Eric Blake <ebl...@redhat.com> writes:

> Widening the audience to include bug-gnulib, which is the upstream
> source of "# build-to-host.m4 serial 3" which was bypassed by the
> malicious "# build-to-host.m4 serial 30".
>
> On Sun, Mar 31, 2024 at 11:51:36PM +0200, Guillem Jover wrote:
>> Hi!
>> 
>> While analyzing the recent xz backdoor hook into the build system [A],
>> I noticed that one of the aspects why the hook worked was because it
>> seems like «autoreconf -f -i» (that is run in Debian as part of
>> dh-autoreconf via dh) still seems to take the serial into account,
>> which was bumped in the tampered .m4 file. If either the gettext.m4
>> had gotten downgraded (to the version currently in Debian, which would
>> not have pulled the tampered build-to-host.m4), or once Debian upgrades
>> gettext, the build-to-host.m4 would get downgraded to the upstream
>> clean version, then the hook would have been disabled and the backdoor
>> would be inert. (Of course at that point the malicious actor would
>> have found another way to hook into the build system, but the less
>> avenues there are the better.)
>> 
>> I've tried to search the list and checked for old bug reports on the
>> debbugs.gnu.org site, but didn't notice anything. To me this looks like
>> a very unexpected behavior, but it's not clear whether this is intentional
>> or a bug.
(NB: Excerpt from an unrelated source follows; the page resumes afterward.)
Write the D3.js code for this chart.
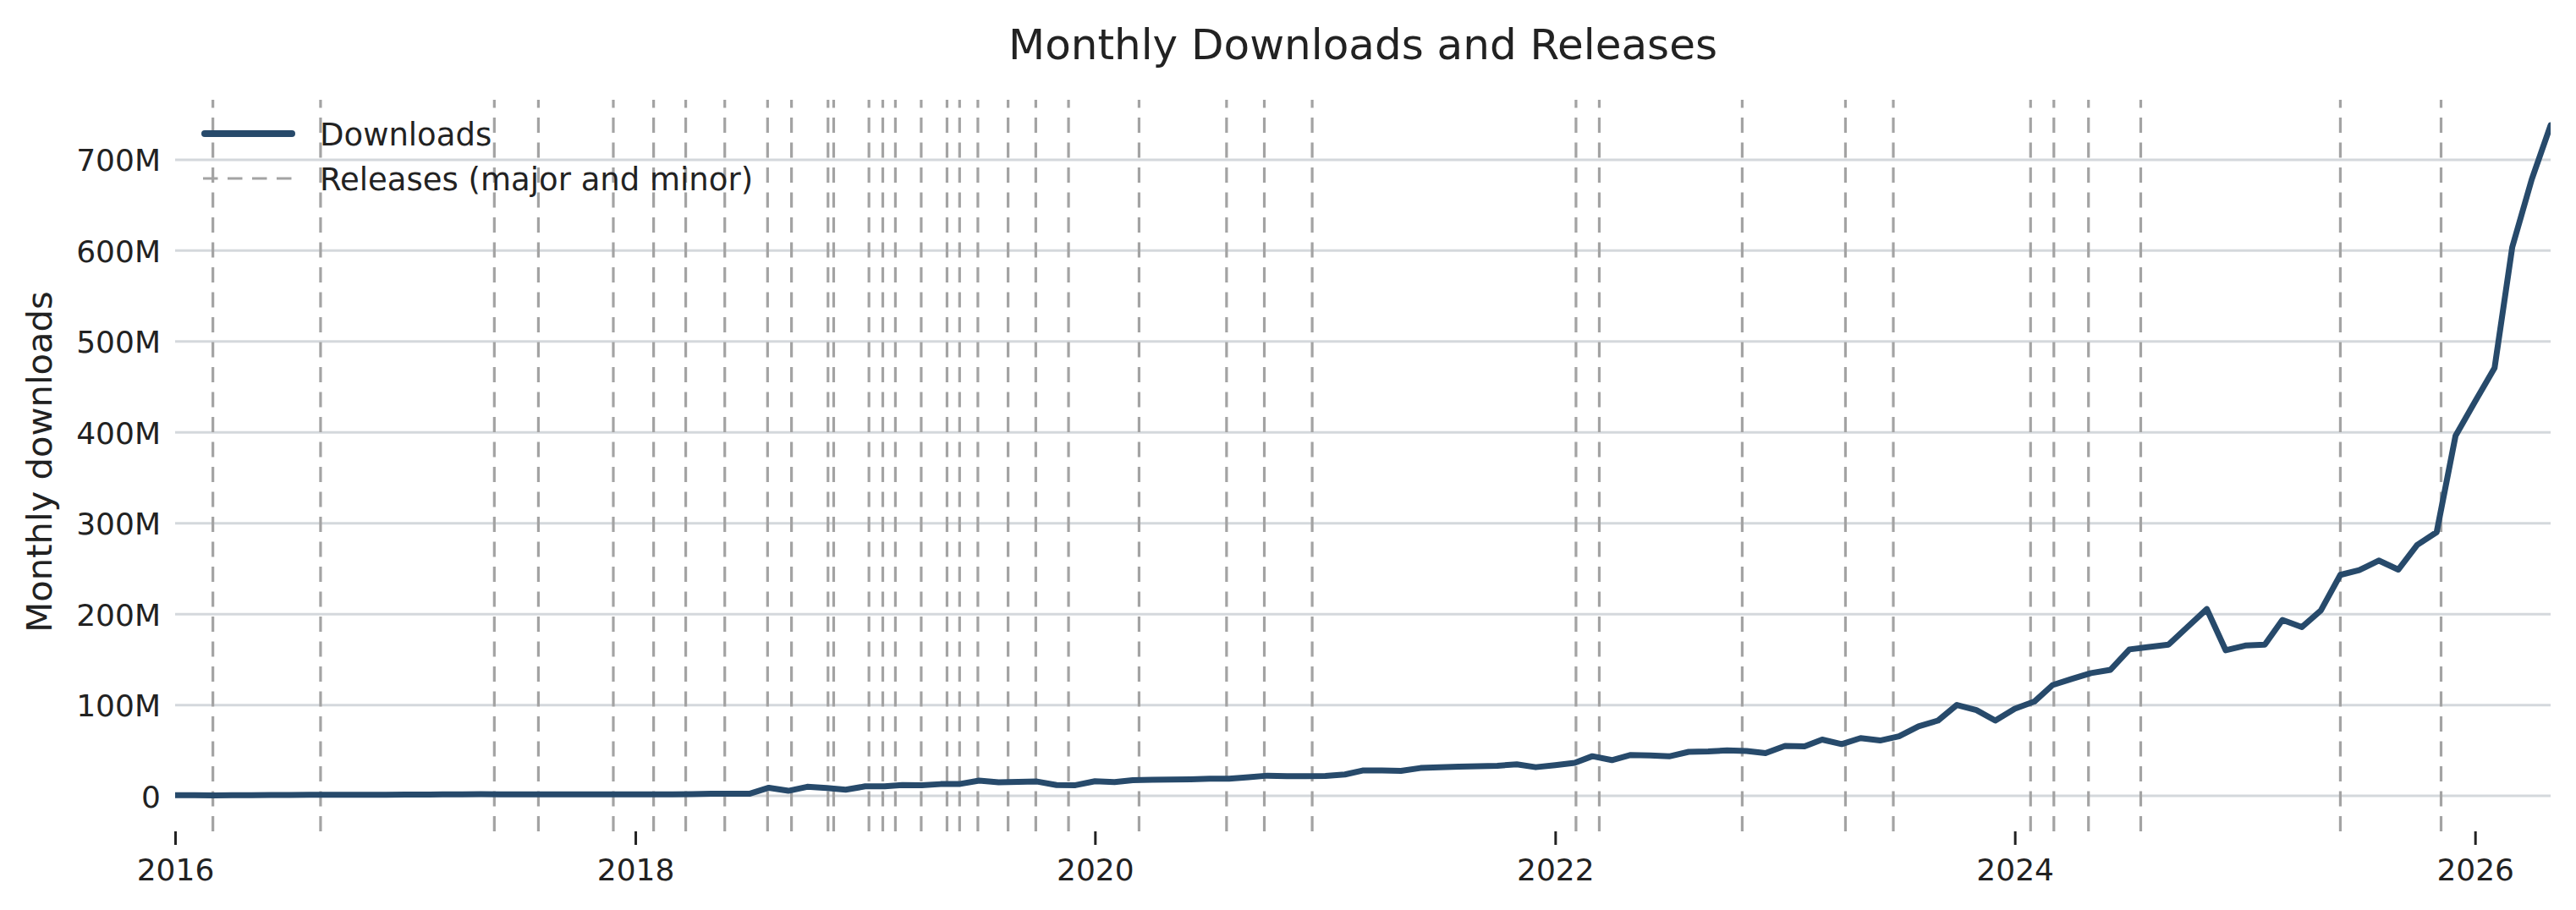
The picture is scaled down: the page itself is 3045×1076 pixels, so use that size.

In any case regardless of either position, it would be good to
>> improve this (either by fixing --force to force things even if
>> downgrading, or otherwise perhaps to add a new option to really force
>> everything).
>> 
>> [A] <https://lists.debian.org/debian-devel/2024/03/msg00367.html>
>>     Longish mail, search for "try to go in detail" for the analysis.
>
> My understanding is that the use of serial numbers in .m4 snippets was
> intentional in gnulib (more or less where the practice originated),
> but only because gnulib prefers a linear history (everything is
> monotonically increasing, no forks for the serial number to diverge
> on).  In light of this weekend's mess, Bruno may have more ideas about
> how to prevent his files from being turned into backdoor delivery
> mechanisms in the future.

I think the root cause here is assuming 'autoreconf -fi' achieves
anything related to re-bootstrapping.  I think the entire concept of
re-bootstrapping from a source tarball with generated contents in it is
fundamentally flawed.  I have proposed that we should start to release
*-src.tar.gz tarballs that doesn't have any pre-generated in it, that
can be completely bootstrapped using external tools.  See writeup here:

https://blog.josefsson.org/2024/04/01/towards-reproducible-minimal-source-code-tarballs-please-welcome-src-tar-gz/

To me, moving things towards this approach allows incremental work that
eventually will be more reliable than anything that attempts to
re-boostrap from a tarball with some pre-generated artifacts in it
(because there will always be uncertainty if the artifact used was
actually built or came from the tarball).

I suggest that we extend 'make dist' to produce these *-src.tar.gz
tarballs, possibly only when some new automake AM_INIT_AUTOMAKE flag is
used.  There could be some functions to modify how the tarball is
generated, much like we have dist-hooks today that is often used to
generate ChangeLog for the tarballs.  Thoughts?